Today’s best employee candidates are busy, and may not be looking for your job or any new job. They have many competing sources of information, advice and networking, and are choosy – often cynical – about what they read and hear.
Thus, reaching your best potential candidates requires finding and entering the world they live and work in, and inviting them into yours. And that requires creating your employer brand, just as you do for branding your products and services.
Your employer brand must be consciously built, nurtured, promoted and reinforced in all the ways and places your potential employees access and are exposed to information – general interest media, business-to-business press, social media, special-interest websites and networks, word-of-mouth, and on smartphones, mobile devices and computers.

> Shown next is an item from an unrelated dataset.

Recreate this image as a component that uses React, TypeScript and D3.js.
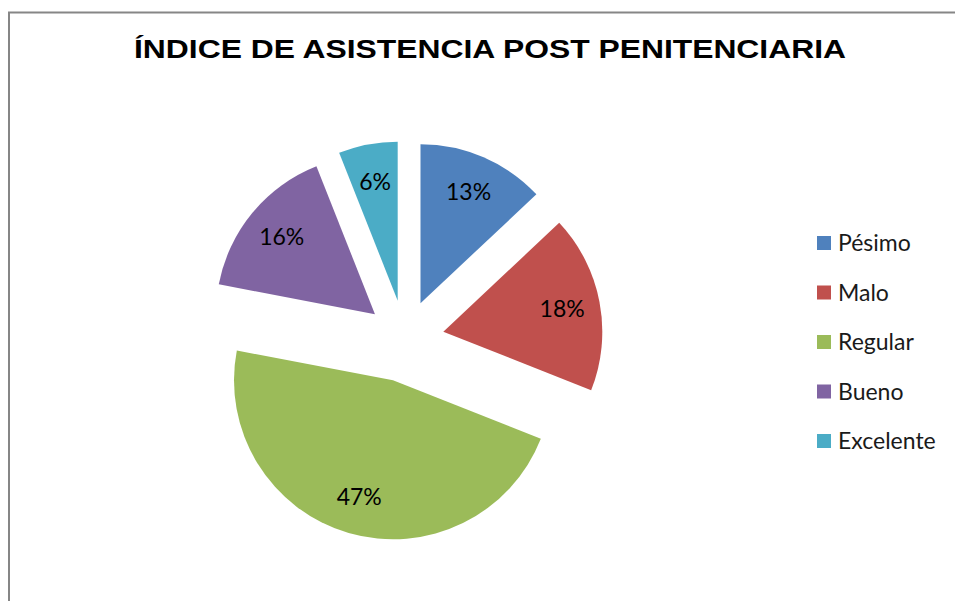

So if you need to build or refresh your employment brand, or just want to reinforce and promote it, consider (or reconsider) these requirements:
- Be clear about what you want to accomplish. There’s been a lot of buzz around employer branding as the war for talent has heated up. Before embarking on the employer branding journey, ensure that everyone is on the same page when it comes to scope, objectives and success metrics.
- Don’t assume you know how employees feel. Would you go with your gut when it comes to understanding your customer wants and mind-set? That’s a high-priced gamble. Strong employment brands are derived from research that gets to the heart of what makes working for your organization special.

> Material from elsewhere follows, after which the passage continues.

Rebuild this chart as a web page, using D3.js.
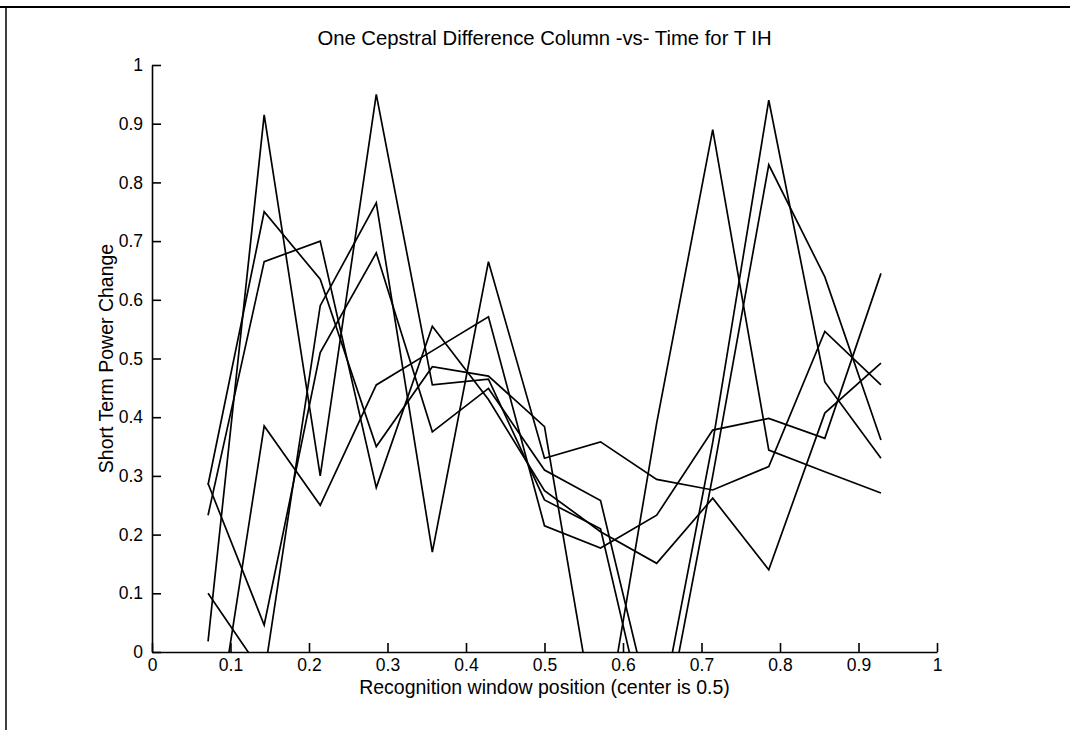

- One size does not fit all. Design your employer brand research and methodology to address your organization’s specific needs and culture. An off-the-shelf, “one size fits all” approach will, most likely, result in generic outcomes.
- Employer branding is not only an HR initiative. While it’s often driven by Talent Acquisition and the need to attract top talent to your organization, defining your employment value proposition and crafting your brand should be viewed as a business imperative. Active involvement from key stakeholders across the organization and in the C-suite is critical for success.
- I want to be the employer of choice. Always a lofty goal, in the grand scheme of things it comes down to the fact that you can’t be all things to all people. That just leads to generic “me-too” positioning that doesn’t differentiate your organization from your competitor down the street.
- The experience is the message. Building brand loyalty requires every brand to live up to its promise. So if perception doesn’t match the reality, you’re in trouble. Your employer brand builds trust when it’s anchored in your core strengths as an employer, but also needs to speak to where the organization is headed.
- Do you have Brand Ambassadors? Do managers understand and embrace the employer brand? Do their behaviors reflect and support the brand promise? Having managers and employees fully engaged brings the brand to life.
- What’s in it for me? A common mistake of many organizations is to speak from the company perspective. Your employment brand is designed to set mutual expectations, telling candidates what you expect, and what they can expect in return.
Just as Rome wasn’t built in a day, employer brands aren’t built and maintained with scattered efforts and isolated job postings. It takes careful positioning promoted with systematic and thoughtful content and messaging. It takes a compelling story, distributed in effective ways that surround potential employees, creating awareness and attracting interest.